It’s cancer. Biomarker testing may help guide your personal care plan
Oncologist and scientific AVP Dr. Alexandra Snyder Charen explains why biomarkers are critical to help us reveal what’s driving the cancer and how we approach it
May 19, 2021
Biomarkers are changing the way we approach cancer. They provide important genetic and tumor information that can lead to a more targeted – or personalized – cancer care plan. Biomarker testing after a cancer diagnosis is an important next step.
“Something I’ve found with my patients is that they want to know they’re getting the best treatment specifically for them – not just for a person with their diagnosis. And, biomarkers help do that. In many cases, they help us understand the particular tumor in an individual so that we can better determine how to care for that person in a way that’s most likely to be successful for them,” says Dr. Alexandra (Alex) Snyder Charen, oncologist and scientific AVP, clinical research, oncology early development, who continues to see patients on a voluntary basis.
What are biomarkers?
Biomarkers are biological molecules found in blood or tissues that can serve as signs to help better understand a condition or disease. In cancer, these biomarkers help us understand what’s driving the cancer and how we approach it.
Testing for oncology biomarkers after a cancer diagnosis may involve taking a blood test or often involves taking a little piece of the tumor – usually from the biopsy used to make the cancer diagnosis – and testing the proteins on the tumor and/or the genes in the tumor to look for known biomarkers.
“Biomarkers help characterize a given cancer in more detail. You can kind of think about the biomarker as a signal of the Achilles heel – the weakness – of the cancer,” says Alex. “And these ‘predictive biomarkers’ tell us how likely it is that an individual will respond to a specific treatment.”
According to Alex, this represents an evolution from when we thought “breast cancer” was simply “breast cancer” or “lung cancer” was simply “lung cancer.”
Alex explains, “Over the last 20 to 25 years, we’ve really come to understand that ‘cancer’ incorporates a very diverse set of diseases. The field of breast cancer was arguably the first to realize that there are many types of breast cancer, and that certain tests could help figure out how aggressive the disease was and how likely it was to recur if it were localized. Ultimately, those tests developed alongside treatments into ways to help determine a more personalized approach.”
She continues, “now we’re thinking about more types of cancers like lung, stomach or colon, among others – and how they can be distinct depending on what biomarkers they have.”

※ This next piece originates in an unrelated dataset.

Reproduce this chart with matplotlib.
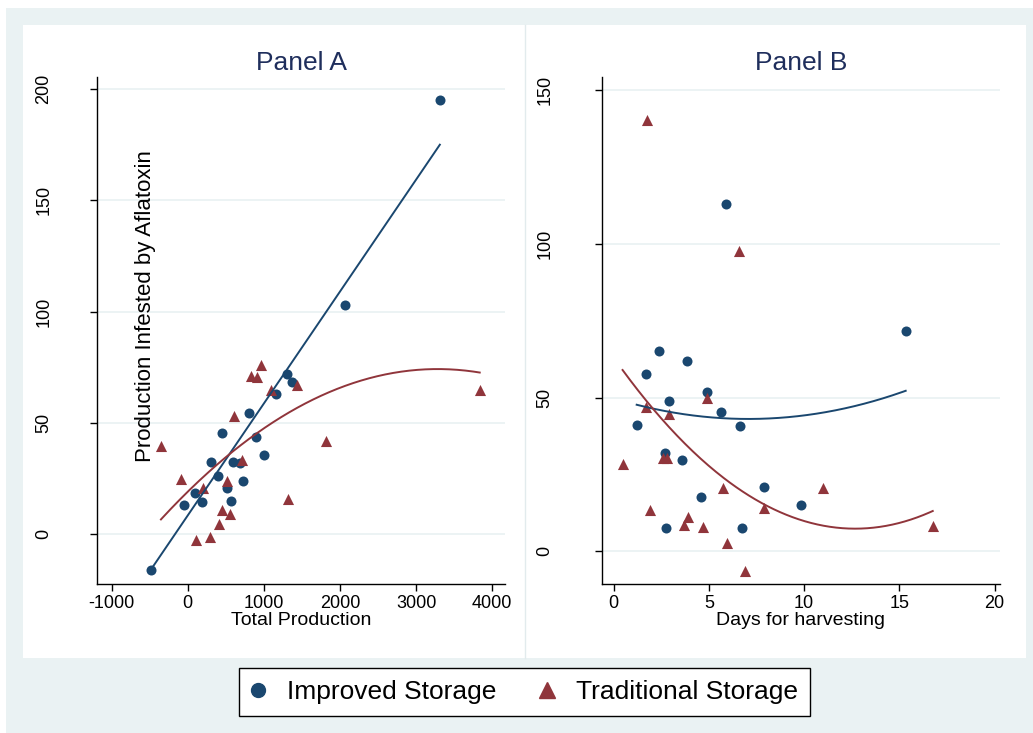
import numpy as np
import matplotlib.pyplot as plt
from matplotlib.patches import Rectangle
from matplotlib.lines import Line2D

plt.rcParams['font.family'] = ['Liberation Sans', 'DejaVu Sans']
plt.rcParams['axes.unicode_minus'] = False

# === data ===
# Panel A: Total Production vs Production Infested by Aflatoxin
a_imp_x = [-484, -52, 92, 183, 301, 393, 445, 510, 563, 589, 680, 720, 798, 890,
           995, 1152, 1309, 1374, 2068, 3311]
a_imp_y = [-15.8, 13, 18.5, 14.4, 32.4, 26, 45.5, 21, 15, 32.4, 32, 24, 54.5, 43.7,
           35.6, 63, 72, 68.5, 103, 195]
a_trad_x = [-353, -92, 196, 105, 288, 406, 445, 510, 550, 602, 707, 825, 903, 955,
            1099, 1322, 1440, 1819, 3835]
a_trad_y = [39.6, 24.8, 20.7, -2.7, -1.4, 4.5, 11, 23.9, 9, 53, 33.3, 71, 70.7, 76,
            65, 16, 67, 42, 65]

# Panel B: Days for harvesting vs Production Infested by Aflatoxin
b_imp_x = [15.33, 2.36, 3.83, 1.68, 4.88, 2.89, 5.62, 1.21, 6.61, 2.68, 3.57, 7.87,
           4.57, 9.82, 2.73, 6.72, 5.88]
b_imp_y = [71.6, 65, 61.8, 57.6, 51.7, 48.8, 45.2, 41, 40.7, 31.9, 29.6, 20.8,
           17.6, 15, 7.5, 7.5, 112.9]
b_trad_x = [1.73, 6.56, 0.47, 1.68, 2.89, 4.88, 2.6, 2.8, 1.89, 3.88, 3.67, 4.67,
            5.72, 7.87, 5.93, 6.88, 10.97, 16.75]
b_trad_y = [140.3, 97.6, 28.3, 46.8, 44.6, 49.8, 30.5, 30.5, 13.3, 11.1, 8.5, 7.8,
            20.5, 14, 2.6, -6.5, 20.5, 8.1]

# fitted curves as drawn in the picture (polynomial coefficients, highest power first)
a_imp_fit = [0.050277, 8.53]
a_trad_fit = [-5.111e-6, 0.033548, 19.18]
b_imp_fit = [0.1343, -1.900, 49.77]
b_trad_fit = [0.34609, -8.775, 63.01]

a_xticks = [-1000, 0, 1000, 2000, 3000, 4000]
a_yticks = [0, 50, 100, 150, 200]
b_xticks = [0, 5, 10, 15, 20]
b_yticks = [0, 50, 100, 150]

BLUE = '#1A476F'
RED = '#90353B'
BG = '#EAF2F3'
TITLE = '#1F2E5C'
W, H = 1033, 733


def fx(px):
    return px / W


def fy(py):
    return 1 - py / H


def fit_line(ax, x, coef, color):
    x = np.asarray(x, float)
    xs = np.linspace(x.min(), x.max(), 200)
    ax.plot(xs, np.polyval(coef, xs), color=color, lw=1.4, zorder=4)


def style(ax, xlim, ylim, xticks, yticks, xlabel, title, ypad):
    ax.set_facecolor('none')
    for s in ['top', 'right']:
        ax.spines[s].set_visible(False)
    for s in ['left', 'bottom']:
        ax.spines[s].set_linewidth(1)
        ax.spines[s].set_color('black')
    ax.set_xlim(*xlim)
    ax.set_ylim(*ylim)
    ax.set_xticks(xticks)
    ax.set_yticks(yticks)
    ax.yaxis.grid(True, color=BG, lw=1.3)
    ax.set_axisbelow(True)
    ax.tick_params(direction='out', length=5, width=1, labelsize=13, colors='black')
    ax.tick_params(axis='x', pad=3)
    ax.tick_params(axis='y', pad=ypad)
    for lbl in ax.get_yticklabels():
        lbl.set_rotation(90)
        lbl.set_va('center')
    ax.set_xlabel(xlabel, fontsize=14, labelpad=0)
    ax.set_title(title, fontsize=19, color=TITLE, pad=5)


fig = plt.figure(figsize=(W / 100, H / 100), dpi=100, facecolor='white')
fig.patches.append(Rectangle((fx(6), 0), 1 - fx(6), fy(8), transform=fig.transFigure,
                             facecolor=BG, edgecolor='none', zorder=-10))
fig.patches.append(Rectangle((fx(23), fy(658)), fx(1026) - fx(23), fy(25) - fy(658),
                             transform=fig.transFigure, facecolor='white',
                             edgecolor='none', zorder=-9))
fig.add_artist(Line2D([fx(525), fx(525)], [fy(658), fy(25)], color='#E2EBED', lw=1))

# === Panel A ===
axA = fig.add_axes([fx(97), fy(584), fx(505) - fx(97), fy(77) - fy(584)])
axA.scatter(a_imp_x, a_imp_y, s=52, color=BLUE, marker='o', lw=0, zorder=3)
axA.scatter(a_trad_x, a_trad_y, s=64, color=RED, marker='^', lw=0, zorder=3)
fit_line(axA, a_imp_x, a_imp_fit, BLUE)
fit_line(axA, a_trad_x, a_trad_fit, RED)
style(axA, (-1193, 4167), (-22.3, 205.4), a_xticks, a_yticks,
      'Total Production', 'Panel A', 27)
axA.text(0.118, 0.548, 'Production Infested by Aflatoxin', rotation=90,
         transform=axA.transAxes, ha='center', va='center', fontsize=16)

# === Panel B ===
axB = fig.add_axes([fx(602), fy(584), fx(1000) - fx(602), fy(77) - fy(584)])
axB.scatter(b_imp_x, b_imp_y, s=52, color=BLUE, marker='o', lw=0, zorder=3)
axB.scatter(b_trad_x, b_trad_y, s=64, color=RED, marker='^', lw=0, zorder=3)
fit_line(axB, b_imp_x, b_imp_fit, BLUE)
fit_line(axB, b_trad_x, b_trad_fit, RED)
style(axB, (-0.61, 20.28), (-10.6, 154.2), b_xticks, b_yticks,
      'Days for harvesting', 'Panel B', 30)

# === legend ===
handles = [Line2D([], [], marker='o', color=BLUE, ls='none', markersize=10),
           Line2D([], [], marker='^', color=RED, ls='none', markersize=11)]
leg = fig.legend(handles, ['Improved Storage', 'Traditional Storage'], loc='center',
                 bbox_to_anchor=(fx(524.5), fy(692)), ncol=2, fontsize=19,
                 frameon=True, fancybox=False, edgecolor='black', framealpha=1,
                 borderpad=0.45, handletextpad=0.85, columnspacing=1.68,
                 handlelength=0.5)
leg.get_frame().set_linewidth(1)

fig.savefig('out.png', dpi=100, facecolor=fig.get_facecolor())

Some biomarkers are specific to certain tumor types
“Within each of the organ-specific cancers – for example, breast or lung – there are usually biomarkers that help tell us what kind of breast cancer or lung cancer it is,” says Alex.

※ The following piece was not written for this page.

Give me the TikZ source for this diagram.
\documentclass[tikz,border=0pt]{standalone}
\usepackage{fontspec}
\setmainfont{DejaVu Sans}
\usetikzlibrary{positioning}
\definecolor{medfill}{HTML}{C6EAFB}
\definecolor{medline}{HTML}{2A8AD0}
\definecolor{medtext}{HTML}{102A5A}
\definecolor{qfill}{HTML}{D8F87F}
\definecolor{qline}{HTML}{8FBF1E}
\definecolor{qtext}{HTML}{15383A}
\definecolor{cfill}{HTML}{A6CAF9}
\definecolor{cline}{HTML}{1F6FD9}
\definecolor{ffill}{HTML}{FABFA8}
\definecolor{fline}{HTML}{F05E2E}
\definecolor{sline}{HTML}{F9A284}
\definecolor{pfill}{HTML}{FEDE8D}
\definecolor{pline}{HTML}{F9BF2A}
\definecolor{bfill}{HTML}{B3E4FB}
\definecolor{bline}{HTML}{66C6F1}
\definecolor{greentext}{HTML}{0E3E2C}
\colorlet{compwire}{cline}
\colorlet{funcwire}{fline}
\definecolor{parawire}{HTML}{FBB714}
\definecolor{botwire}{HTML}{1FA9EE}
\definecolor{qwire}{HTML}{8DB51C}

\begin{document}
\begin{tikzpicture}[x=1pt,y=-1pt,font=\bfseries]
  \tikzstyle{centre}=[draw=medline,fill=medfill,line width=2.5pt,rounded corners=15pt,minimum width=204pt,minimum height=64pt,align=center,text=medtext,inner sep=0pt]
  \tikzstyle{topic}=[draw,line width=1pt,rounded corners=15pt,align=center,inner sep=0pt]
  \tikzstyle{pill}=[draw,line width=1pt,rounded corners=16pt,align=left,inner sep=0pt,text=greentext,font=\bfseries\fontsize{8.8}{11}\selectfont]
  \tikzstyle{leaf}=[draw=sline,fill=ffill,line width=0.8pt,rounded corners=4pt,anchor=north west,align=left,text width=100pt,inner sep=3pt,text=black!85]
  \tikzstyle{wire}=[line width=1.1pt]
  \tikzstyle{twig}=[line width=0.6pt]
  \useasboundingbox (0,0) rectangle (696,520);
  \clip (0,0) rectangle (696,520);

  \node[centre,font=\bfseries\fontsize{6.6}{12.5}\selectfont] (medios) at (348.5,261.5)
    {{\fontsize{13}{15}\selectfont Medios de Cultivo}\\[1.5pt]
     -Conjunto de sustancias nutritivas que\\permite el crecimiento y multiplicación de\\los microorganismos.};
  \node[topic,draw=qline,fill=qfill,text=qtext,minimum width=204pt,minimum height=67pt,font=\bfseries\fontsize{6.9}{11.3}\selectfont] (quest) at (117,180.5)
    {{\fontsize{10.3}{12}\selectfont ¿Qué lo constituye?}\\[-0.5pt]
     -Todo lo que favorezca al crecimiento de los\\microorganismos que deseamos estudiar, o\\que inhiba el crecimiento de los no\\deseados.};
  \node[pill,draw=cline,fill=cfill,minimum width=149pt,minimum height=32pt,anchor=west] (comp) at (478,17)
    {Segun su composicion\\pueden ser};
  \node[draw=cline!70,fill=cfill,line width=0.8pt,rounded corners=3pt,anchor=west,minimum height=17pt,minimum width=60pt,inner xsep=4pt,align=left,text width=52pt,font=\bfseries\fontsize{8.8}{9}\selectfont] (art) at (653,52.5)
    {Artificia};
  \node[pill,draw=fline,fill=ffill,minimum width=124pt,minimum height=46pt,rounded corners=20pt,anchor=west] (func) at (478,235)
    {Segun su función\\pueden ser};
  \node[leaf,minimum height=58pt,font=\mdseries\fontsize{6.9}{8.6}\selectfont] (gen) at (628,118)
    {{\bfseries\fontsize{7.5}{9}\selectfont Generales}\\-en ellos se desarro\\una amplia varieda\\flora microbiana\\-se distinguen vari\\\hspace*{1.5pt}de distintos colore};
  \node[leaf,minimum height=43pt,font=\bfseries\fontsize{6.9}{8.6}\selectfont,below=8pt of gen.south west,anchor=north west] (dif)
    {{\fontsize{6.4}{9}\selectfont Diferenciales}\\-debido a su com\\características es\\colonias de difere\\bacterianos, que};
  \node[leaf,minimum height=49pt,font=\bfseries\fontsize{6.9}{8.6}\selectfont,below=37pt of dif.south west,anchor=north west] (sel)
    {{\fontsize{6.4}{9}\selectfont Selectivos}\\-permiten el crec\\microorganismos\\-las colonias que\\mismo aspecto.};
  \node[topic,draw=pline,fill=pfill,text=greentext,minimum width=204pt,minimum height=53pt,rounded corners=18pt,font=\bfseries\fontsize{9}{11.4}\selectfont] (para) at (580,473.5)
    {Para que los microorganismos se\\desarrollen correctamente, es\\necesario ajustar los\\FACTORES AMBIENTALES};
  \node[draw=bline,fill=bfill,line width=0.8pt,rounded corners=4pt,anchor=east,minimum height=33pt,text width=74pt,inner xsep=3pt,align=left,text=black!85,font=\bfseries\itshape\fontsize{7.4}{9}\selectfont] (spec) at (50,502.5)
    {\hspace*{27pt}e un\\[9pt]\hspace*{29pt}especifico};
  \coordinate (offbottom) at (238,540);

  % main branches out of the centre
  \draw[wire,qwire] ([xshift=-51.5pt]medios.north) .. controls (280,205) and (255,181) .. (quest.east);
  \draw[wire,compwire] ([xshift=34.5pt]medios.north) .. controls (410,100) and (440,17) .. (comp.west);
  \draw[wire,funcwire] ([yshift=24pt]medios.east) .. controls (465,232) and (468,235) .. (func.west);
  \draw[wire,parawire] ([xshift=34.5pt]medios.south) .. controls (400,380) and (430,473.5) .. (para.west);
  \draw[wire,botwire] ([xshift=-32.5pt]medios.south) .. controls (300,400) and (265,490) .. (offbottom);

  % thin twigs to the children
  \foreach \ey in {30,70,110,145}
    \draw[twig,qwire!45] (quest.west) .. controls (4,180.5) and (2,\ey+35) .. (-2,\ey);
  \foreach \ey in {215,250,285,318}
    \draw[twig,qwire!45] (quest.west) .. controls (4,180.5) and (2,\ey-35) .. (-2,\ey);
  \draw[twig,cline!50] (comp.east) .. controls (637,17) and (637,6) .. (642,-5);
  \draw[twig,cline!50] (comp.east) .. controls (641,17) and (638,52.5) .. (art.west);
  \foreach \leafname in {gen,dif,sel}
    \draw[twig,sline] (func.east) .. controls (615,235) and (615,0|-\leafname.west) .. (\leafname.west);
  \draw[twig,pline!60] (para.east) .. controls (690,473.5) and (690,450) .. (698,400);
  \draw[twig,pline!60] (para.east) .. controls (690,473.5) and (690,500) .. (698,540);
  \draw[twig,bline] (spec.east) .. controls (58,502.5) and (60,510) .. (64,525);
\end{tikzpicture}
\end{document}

“With that biomarker information, we may be able to tailor an approach for the patient sitting in front of me.”
Interestingly, some biomarkers can be found in different tumor types, regardless of where the tumor first developed; they’re sometimes called “pan-tumor” or “tumor-agnostic.” Approaching cancer care based on the cancer’s genetic and molecular features without regard to the cancer type or where the cancer started in the body is a fundamental shift in the way we’re thinking about cancer.
“While pan-tumor biomarkers are not as common, they remain an important focus of our research because they represent a significant number of cancer cases – and lives,” says Alex.

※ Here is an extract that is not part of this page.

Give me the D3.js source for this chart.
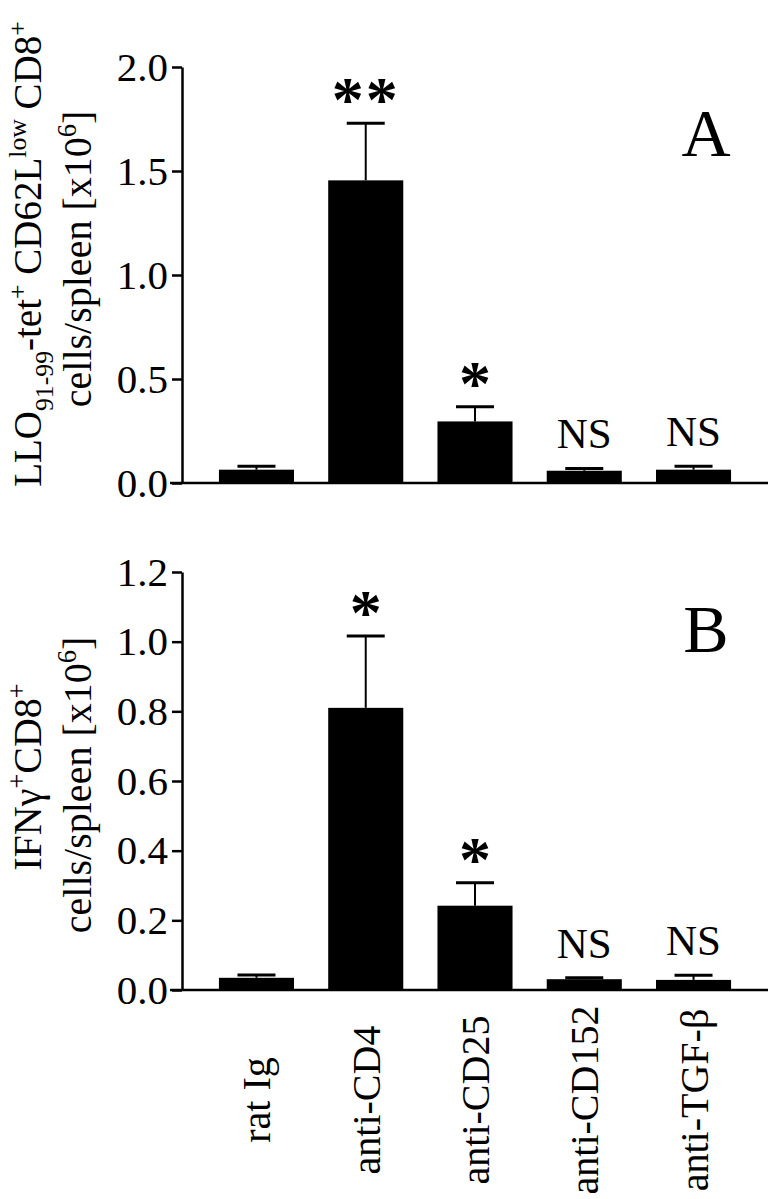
<!DOCTYPE html>
<html>
<head>
<meta charset="utf-8">
<script src="https://cdn.jsdelivr.net/npm/d3@7"></script>
<style>
  body { margin: 0; background: #fff; }
  text { font-family: "Liberation Serif", "Times New Roman", serif; fill: #000; }
</style>
</head>
<body>
<div id="chart"></div>
<script>
const categories = ['rat Ig', 'anti-CD4', 'anti-CD25', 'anti-CD152', 'anti-TGF-β'];

// panel A: LLO91-99 tetramer+ CD62L low CD8+ cells
const meanA = [0.064, 1.455, 0.296, 0.059, 0.064];
const errA = [0.016, 0.275, 0.071, 0.011, 0.016];
const sigA = ['', '**', '*', 'NS', 'NS'];
const ticksA = [0, 0.5, 1.0, 1.5, 2.0];

// panel B: IFNg+ CD8+ cells
const meanB = [0.035, 0.81, 0.242, 0.031, 0.029];
const errB = [0.008, 0.206, 0.066, 0.004, 0.013];
const sigB = ['', '*', '*', 'NS', 'NS'];
const ticksB = [0, 0.2, 0.4, 0.6, 0.8, 1.0, 1.2];

const W = 772, H = 1199;
const LEFT = 182, RIGHT = 768;

const svg = d3.select('#chart').append('svg')
  .attr('width', W)
  .attr('height', H);

const x = d3.scaleBand()
  .domain(categories)
  .range([LEFT, RIGHT])
  .paddingInner(0.313)
  .paddingOuter(0.338);

// writes a text made of normal / sub / sup runs
function richText(sel, parts, size) {
  let shift = 0;
  parts.forEach(([str, kind]) => {
    const target = kind === 'sub' ? size * 0.3 : kind === 'sup' ? -size * 0.38 : 0;
    sel.append('tspan')
      .attr('dy', target - shift)
      .attr('font-size', kind ? size * 0.66 : size)
      .text(str);
    shift = target;
  });
}

const panels = [
  {
    mean: meanA, err: errA, sig: sigA, ticks: ticksA,
    y: d3.scaleLinear().domain([0, 2.0]).range([483, 67]),
    letter: 'A', letterY: 156,
    title: [
      [['LLO'], ['91-99', 'sub'], ['-tet'], ['+', 'sup'], [' CD62L'], ['low', 'sup'], [' CD8'], ['+', 'sup']],
      [['cells/spleen [x10'], ['6', 'sup'], [']']]
    ],
    titleY: [254, 259], titleSize: [39, 40]
  },
  {
    mean: meanB, err: errB, sig: sigB, ticks: ticksB,
    y: d3.scaleLinear().domain([0, 1.2]).range([990, 572]),
    letter: 'B', letterY: 652,
    title: [
      [['IFNγ'], ['+', 'sup'], ['CD8'], ['+', 'sup']],
      [['cells/spleen [x10'], ['6', 'sup'], [']']]
    ],
    titleY: [777, 785], titleSize: [40, 40]
  }
];

panels.forEach((p, pi) => {
  const g = svg.append('g');
  const y = p.y;
  const base = y(0);

  // bars
  g.selectAll('rect.bar')
    .data(categories)
    .enter().append('rect')
      .attr('class', 'bar')
      .attr('x', d => x(d))
      .attr('width', x.bandwidth())
      .attr('y', (d, i) => y(p.mean[i]))
      .attr('height', (d, i) => base - y(p.mean[i]))
      .attr('fill', '#000');

  // error bars (upper only)
  const cx = d => x(d) + x.bandwidth() / 2;
  g.selectAll('line.err')
    .data(categories)
    .enter().append('line')
      .attr('class', 'err')
      .attr('x1', cx).attr('x2', cx)
      .attr('y1', (d, i) => y(p.mean[i]))
      .attr('y2', (d, i) => y(p.mean[i] + p.err[i]))
      .attr('stroke', '#000')
      .attr('stroke-width', 2);

  g.selectAll('line.cap')
    .data(categories)
    .enter().append('line')
      .attr('class', 'cap')
      .attr('x1', d => cx(d) - 19).attr('x2', d => cx(d) + 19)
      .attr('y1', (d, i) => y(p.mean[i] + p.err[i]))
      .attr('y2', (d, i) => y(p.mean[i] + p.err[i]))
      .attr('stroke', '#000')
      .attr('stroke-width', 3);

  // significance marks
  g.selectAll('text.sig')
    .data(categories)
    .enter().append('text')
      .attr('class', 'sig')
      .attr('x', cx)
      .attr('y', (d, i) => {
        const top = y(p.mean[i] + p.err[i]);
        return p.sig[i] === 'NS' ? top - 20 : top - 2;
      })
      .attr('text-anchor', 'middle')
      .attr('font-size', (d, i) => p.sig[i] === 'NS' ? 43 : 64)
      .attr('font-weight', (d, i) => p.sig[i] === 'NS' ? 'normal' : 'bold')
      .attr('letter-spacing', (d, i) => p.sig[i] === '**' ? 2 : 0)
      .text((d, i) => p.sig[i]);

  // y axis
  const yAxis = g.append('g')
    .attr('transform', `translate(${LEFT},0)`)
    .call(d3.axisLeft(y).tickValues(p.ticks).tickFormat(d3.format('.1f'))
      .tickSize(10).tickSizeOuter(0).tickPadding(4));
  yAxis.select('.domain').attr('stroke-width', 2.5);
  yAxis.selectAll('.tick line').attr('stroke-width', 2.5);
  yAxis.selectAll('.tick text')
    .attr('font-size', 41)
    .attr('font-family', '"Liberation Serif", serif');

  // x axis line (baseline)
  const xAxis = g.append('g')
    .attr('transform', `translate(0,${base})`)
    .call(d3.axisBottom(x).tickSize(0).tickSizeOuter(0).tickPadding(0));
  xAxis.select('.domain')
    .attr('d', `M${LEFT - 12},0H${RIGHT}`)
    .attr('stroke-width', 2.5);

  if (pi === 0) {
    xAxis.selectAll('.tick text').remove();
  } else {
    xAxis.selectAll('.tick text')
      .attr('font-size', 40)
      .attr('font-family', '"Liberation Serif", serif')
      .attr('text-anchor', 'middle')
      .attr('transform', 'translate(0,110) rotate(-90)')
      .attr('y', 0)
      .attr('dy', '0.35em');
  }

  // panel letter
  g.append('text')
    .attr('x', 706)
    .attr('y', p.letterY)
    .attr('text-anchor', 'middle')
    .attr('font-size', 68)
    .text(p.letter);

  // y title, two lines
  const lineX = [41, 91];
  p.title.forEach((parts, li) => {
    const t = g.append('text')
      .attr('transform', `translate(${lineX[li]},${p.titleY[li]}) rotate(-90)`)
      .attr('text-anchor', 'middle');
    richText(t, parts, p.titleSize[li]);
  });
});
</script>
</body>
</html>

Zeroing in on the Achilles heels of cancers
Our company has been at the forefront of research to advance the understanding of biomarkers for cancer.
“We continue to delve into the biology of all the different types of tumors we see to figure out their Achilles heels, how to measure them, and how to design drugs that target those weaknesses,” explains Alex. “And that’s what we want for every patient. We want a biomarker that can direct us to a medicine or combination of medicines that may help every patient with cancer.”
But for these medicines to be an option, biomarker testing is key, and that means discussing it with your doctor.
Alex says the bottom line is — if you’ve been diagnosed with cancer, ask your doctor some important questions:
Is there a way in which biomarker testing could help guide my treatment?
Is there any chance there’s an inherited risk for my cancer that we should test for and, if so, should we do genetic testing?
“I think there’s definitely reason to be hopeful because biomarker-guided care is helping people,” says Alex. “It’s clear that that’s the case. It’s just that we need to do more biomarker testing today and keep studying the biomarkers of tomorrow so we can develop truly personalized plans to care for every patient.”